정리. $C[a, b]$ is a dense subset of $\mathcal{L}^{p}[a, b]$. That is, for every $f \in \mathcal{L}^{p}[a, b]$ and $\epsilon > 0$, $\exists\,g \in C[a, b]$ such that $\left\lVert f - g \right\rVert _ p < \epsilon$.
증명. Let $A$ be a closed subset in $[a, b]$, and consider a distance function
\[d(x, A) = \inf _ {y\in A} \left\lvert x - y \right\rvert , \quad x \in [a, b].\]Since $d(x, A) \leq \left\lvert x - z \right\rvert \leq \left\lvert x - y \right\rvert + \left\lvert y - z \right\rvert$ for all $z \in A$, taking infimum over $z \in A$ gives $d(x, A) \leq \left\lvert x - y \right\rvert + d(y, A)$. So
\[\left\lvert d(x, A) - d(y, A) \right\rvert \leq \left\lvert x - y \right\rvert ,\]and $d(x, A)$ is continuous. If $d(x, A) = 0$, $\exists\,x _ n \in A$ such that $\left\lvert x _ n - x \right\rvert \rightarrow d(x, A) = 0$. Since $A$ is closed, $x \in A$. We know that $x \in A \iff d(x, A) = 0$.
Let
\[g _ n(x) = \frac{1}{1 + n d(x, A)}.\]$g _ n$ is continuous, $g _ n(x) = 1$ if and only if $x \in A$. Also for all $x \in [a, b] \setminus A$, $g _ n(x) \rightarrow 0$ as $n \rightarrow\infty$. By Lebesgue’s dominated convergence theorem,
\[\begin{aligned} \left\lVert g _ n - \chi _ A \right\rVert _ p^p & = \int _ A \left\lvert g _ n - \chi _ A \right\rvert ^p \,d{x} + \int _ {[a, b]\setminus A} \left\lvert g _ n - \chi _ A \right\rvert ^p \,d{x} \\ & = 0 + \int _ {[a, b]\setminus A} \left\lvert g _ n \right\rvert ^p \,d{x} \rightarrow 0 \end{aligned}\]since $\left\lvert g _ n \right\rvert ^p \leq 1$. We have shown that characteristic functions of closed sets can be approximated by continuous functions in $\mathcal{L}^{p}[a, b]$.

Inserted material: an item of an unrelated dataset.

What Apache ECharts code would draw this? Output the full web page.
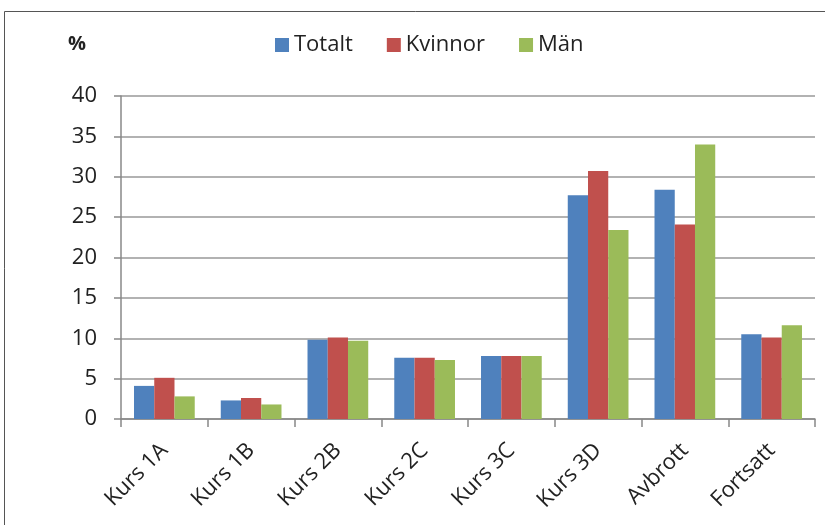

For every $A \in \mathfrak{M}(m)$, $\exists\,F _ \text{closed} \subseteq A$ such that $m(A \setminus F) < \epsilon$. Since $\chi _ A - \chi _ F = \chi _ {A \setminus F}$,
\[\begin{aligned} \int \left\lvert \chi _ A-\chi _ F \right\rvert ^p \,d{x} & = \int \left\lvert \chi _ {A\setminus F} \right\rvert ^p \,d{x} \\ & = \int _ {A\setminus F} \,d{x} = m(A \setminus F) < \epsilon. \end{aligned}\]Therefore, for every $A \in \mathfrak{M}$, $\exists\,g _ n \in C[a, b]$ such that $\left\lVert g _ n - \chi _ A \right\rVert _ p \rightarrow 0$ as $n \rightarrow\infty$. So characteristic functions of any measurable set can be approximated by continuous functions in $\mathcal{L}^{p}[a, b]$.

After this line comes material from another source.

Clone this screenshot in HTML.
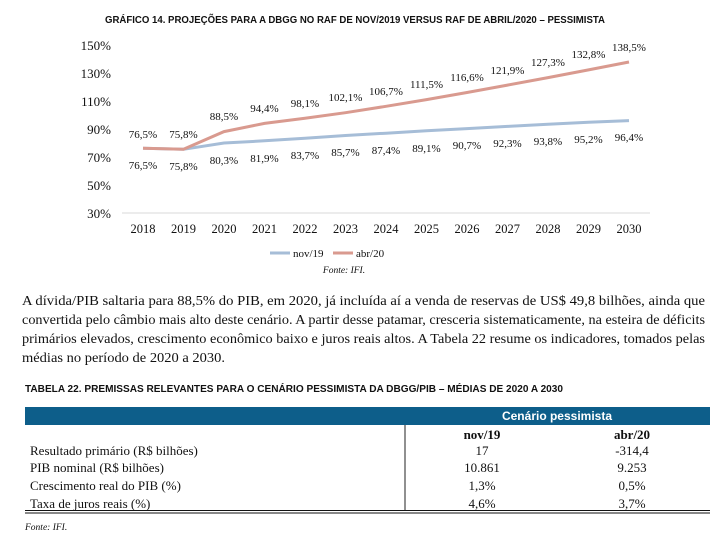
<!DOCTYPE html>
<html><head><meta charset="utf-8"><style>
html,body{margin:0;padding:0;background:#fff;}
svg{display:block;}
text{font-family:"Liberation Serif",serif;fill:#111;}
.s{font-family:"Liberation Sans",sans-serif;}
</style></head><body>
<svg width="710" height="536" viewBox="0 0 710 536" xmlns="http://www.w3.org/2000/svg">
<text class="s" x="355" y="23" text-anchor="middle" font-size="10.5" font-weight="bold" textLength="500" lengthAdjust="spacingAndGlyphs">GRÁFICO 14. PROJEÇÕES PARA A DBGG NO RAF DE NOV/2019 VERSUS RAF DE ABRIL/2020 – PESSIMISTA</text>
<g font-size="13" text-anchor="end">
<text x="111" y="50">150%</text><text x="111" y="78">130%</text><text x="111" y="106">110%</text>
<text x="111" y="134">90%</text><text x="111" y="162">70%</text><text x="111" y="190">50%</text><text x="111" y="218">30%</text>
</g>
<line x1="122" y1="213" x2="650" y2="213" stroke="#d9d9d9" stroke-width="1"/>
<g font-size="12.5" text-anchor="middle">
<text x="143" y="233">2018</text><text x="183.5" y="233">2019</text><text x="224" y="233">2020</text><text x="264.5" y="233">2021</text><text x="305" y="233">2022</text><text x="345.5" y="233">2023</text><text x="386" y="233">2024</text><text x="426.5" y="233">2025</text><text x="467" y="233">2026</text><text x="507.5" y="233">2027</text><text x="548" y="233">2028</text><text x="588.5" y="233">2029</text><text x="629" y="233">2030</text>
</g>
<polyline fill="none" stroke="#a6bdd7" stroke-width="3" points="143,148.3 183.5,149.3 224,143 264.5,140.8 305,138.3 345.5,135.5 386,133.2 426.5,130.8 467,128.6 507.5,126.4 548,124.2 588.5,122.3 629,120.6"/>
<polyline fill="none" stroke="#d99a8f" stroke-width="3" points="143,148.3 183.5,149.3 224,131.6 264.5,123.4 305,118.3 345.5,112.7 386,106.3 426.5,99.6 467,92.5 507.5,85.1 548,77.6 588.5,69.9 629,62"/>
<g font-size="11" text-anchor="middle">
<text x="143" y="138">76,5%</text><text x="183.5" y="138">75,8%</text><text x="224" y="120">88,5%</text><text x="264.5" y="112">94,4%</text><text x="305" y="107">98,1%</text><text x="345.5" y="101">102,1%</text><text x="386" y="95">106,7%</text><text x="426.5" y="88">111,5%</text><text x="467" y="81">116,6%</text><text x="507.5" y="74">121,9%</text><text x="548" y="66">127,3%</text><text x="588.5" y="58">132,8%</text><text x="629" y="51">138,5%</text>
<text x="143" y="169">76,5%</text><text x="183.5" y="170">75,8%</text><text x="224" y="164">80,3%</text><text x="264.5" y="162">81,9%</text><text x="305" y="159">83,7%</text><text x="345.5" y="156">85,7%</text><text x="386" y="154">87,4%</text><text x="426.5" y="152">89,1%</text><text x="467" y="149">90,7%</text><text x="507.5" y="147">92,3%</text><text x="548" y="145">93,8%</text><text x="588.5" y="143">95,2%</text><text x="629" y="141">96,4%</text>
</g>
<line x1="270" y1="253" x2="290" y2="253" stroke="#a6bdd7" stroke-width="3"/>
<text x="293" y="257" font-size="11">nov/19</text>
<line x1="333" y1="253" x2="353" y2="253" stroke="#d99a8f" stroke-width="3"/>
<text x="356" y="257" font-size="11">abr/20</text>
<text x="344" y="273" font-size="9.5" font-style="italic" text-anchor="middle">Fonte: IFI.</text>
<g font-size="14">
<text x="22" y="305" textLength="683" lengthAdjust="spacingAndGlyphs">A dívida/PIB saltaria para 88,5% do PIB, em 2020, já incluída aí a venda de reservas de US$ 49,8 bilhões, ainda que</text>
<text x="22" y="324" textLength="683" lengthAdjust="spacingAndGlyphs">convertida pelo câmbio mais alto deste cenário. A partir desse patamar, cresceria sistematicamente, na esteira de déficits</text>
<text x="22" y="343" textLength="683" lengthAdjust="spacingAndGlyphs">primários elevados, crescimento econômico baixo e juros reais altos. A Tabela 22 resume os indicadores, tomados pelas</text>
<text x="22" y="362" textLength="203" lengthAdjust="spacingAndGlyphs">médias no período de 2020 a 2030.</text>
</g>
<text class="s" x="25" y="392" font-size="10" font-weight="bold" textLength="538" lengthAdjust="spacingAndGlyphs">TABELA 22. PREMISSAS RELEVANTES PARA O CENÁRIO PESSIMISTA DA DBGG/PIB – MÉDIAS DE 2020 A 2030</text>
<rect x="25" y="407" width="685" height="18" fill="#0d5e8a"/>
<text class="s" x="557" y="420" font-size="12" text-anchor="middle" style="fill:#fff" font-weight="bold">Cenário pessimista</text>
<line x1="405" y1="425" x2="405" y2="510" stroke="#222" stroke-width="1"/>
<g font-size="13">
<text x="482" y="439" text-anchor="middle" font-weight="bold">nov/19</text>
<text x="632" y="439" text-anchor="middle" font-weight="bold">abr/20</text>
<text x="30" y="455">Resultado primário (R$ bilhões)</text><text x="482" y="455" text-anchor="middle">17</text><text x="632" y="455" text-anchor="middle">-314,4</text>
<text x="30" y="472">PIB nominal (R$ bilhões)</text><text x="482" y="472" text-anchor="middle">10.861</text><text x="632" y="472" text-anchor="middle">9.253</text>
<text x="30" y="490">Crescimento real do PIB (%)</text><text x="482" y="490" text-anchor="middle">1,3%</text><text x="632" y="490" text-anchor="middle">0,5%</text>
<text x="30" y="508">Taxa de juros reais (%)</text><text x="482" y="508" text-anchor="middle">4,6%</text><text x="632" y="508" text-anchor="middle">3,7%</text>
</g>
<line x1="25" y1="510.5" x2="710" y2="510.5" stroke="#111" stroke-width="1"/>
<line x1="25" y1="513" x2="710" y2="513" stroke="#111" stroke-width="1"/>
<text x="25" y="530" font-size="9.5" font-style="italic">Fonte: IFI.</text>
</svg>
</body></html>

Next, for any measurable simple function $f = \sum _ {k=1}^{m}a _ k \chi _ {A _ k}$, we can find $g _ n^k \in C[a, b]$ so that
\[\left\lVert f - \sum _ {k=1}^{m} a _ k g _ n^k \right\rVert _ p = \left\lVert \sum _ {k=1}^{m}a _ k \left( \chi _ {A _ k} - g _ n^k \right) \right\rVert _ p \rightarrow 0.\]Next for $f \in \mathcal{L}^{p}$ and $f \geq 0$, there exist simple functions $f _ n \geq 0$ such that $f _ n \nearrow f$ in $\mathcal{L}^{p}$. Finally, any $f \in \mathcal{L}^{p}$ can be written as $f = f^+ - f^-$, which completes the proof.

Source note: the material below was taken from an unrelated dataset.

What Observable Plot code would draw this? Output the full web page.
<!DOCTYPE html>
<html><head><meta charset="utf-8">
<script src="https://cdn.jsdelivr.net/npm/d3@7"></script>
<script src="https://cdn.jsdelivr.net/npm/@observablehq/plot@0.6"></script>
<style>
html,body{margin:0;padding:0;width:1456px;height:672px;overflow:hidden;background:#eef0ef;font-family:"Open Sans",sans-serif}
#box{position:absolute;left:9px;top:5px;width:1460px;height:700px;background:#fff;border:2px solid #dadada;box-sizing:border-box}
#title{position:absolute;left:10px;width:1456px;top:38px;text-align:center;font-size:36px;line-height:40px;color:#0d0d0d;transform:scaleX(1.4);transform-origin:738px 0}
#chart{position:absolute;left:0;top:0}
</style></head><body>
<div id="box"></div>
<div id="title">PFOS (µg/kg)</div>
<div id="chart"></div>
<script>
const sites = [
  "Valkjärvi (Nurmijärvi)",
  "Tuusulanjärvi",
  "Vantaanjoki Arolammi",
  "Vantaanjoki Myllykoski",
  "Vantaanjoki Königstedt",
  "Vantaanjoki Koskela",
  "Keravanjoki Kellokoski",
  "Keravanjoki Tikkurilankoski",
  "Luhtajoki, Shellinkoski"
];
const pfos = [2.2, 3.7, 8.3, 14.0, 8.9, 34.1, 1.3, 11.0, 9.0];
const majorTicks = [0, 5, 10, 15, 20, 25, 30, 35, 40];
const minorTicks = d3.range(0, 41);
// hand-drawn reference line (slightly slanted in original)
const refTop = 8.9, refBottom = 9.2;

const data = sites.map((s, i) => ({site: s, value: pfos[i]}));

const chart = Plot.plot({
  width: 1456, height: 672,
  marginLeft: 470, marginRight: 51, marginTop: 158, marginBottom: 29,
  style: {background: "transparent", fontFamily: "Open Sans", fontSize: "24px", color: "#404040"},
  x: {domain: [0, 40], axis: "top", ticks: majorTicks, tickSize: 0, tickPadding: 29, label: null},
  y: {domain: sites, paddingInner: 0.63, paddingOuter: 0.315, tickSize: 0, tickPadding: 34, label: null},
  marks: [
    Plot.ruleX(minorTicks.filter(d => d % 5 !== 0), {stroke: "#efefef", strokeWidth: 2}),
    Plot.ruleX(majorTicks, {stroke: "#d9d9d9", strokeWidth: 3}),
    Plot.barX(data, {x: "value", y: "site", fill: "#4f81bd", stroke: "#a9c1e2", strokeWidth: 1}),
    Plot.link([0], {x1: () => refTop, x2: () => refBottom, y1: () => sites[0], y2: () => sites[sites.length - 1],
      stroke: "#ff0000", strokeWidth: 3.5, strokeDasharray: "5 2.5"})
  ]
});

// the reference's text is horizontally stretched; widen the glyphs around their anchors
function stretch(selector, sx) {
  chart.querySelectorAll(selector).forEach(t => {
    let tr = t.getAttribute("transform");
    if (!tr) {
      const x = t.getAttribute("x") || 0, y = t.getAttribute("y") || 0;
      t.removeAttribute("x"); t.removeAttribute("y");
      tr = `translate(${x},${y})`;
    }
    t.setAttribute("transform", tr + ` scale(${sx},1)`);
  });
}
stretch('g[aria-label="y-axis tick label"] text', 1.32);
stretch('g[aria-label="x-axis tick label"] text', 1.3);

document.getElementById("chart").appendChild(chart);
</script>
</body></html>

이러한 확장을 몇 번 해보면 굉장히 routine합니다. $\chi _ F$ for closed $F$ $\rightarrow$ $\chi _ A$ for measurable $A$ $\rightarrow$ measurable simple $f$ $\rightarrow$ $0\leq f \in \mathcal{L}^{p} \rightarrow$ $f \in \mathcal{L}^{p}$ 와 같은 순서로 확장합니다.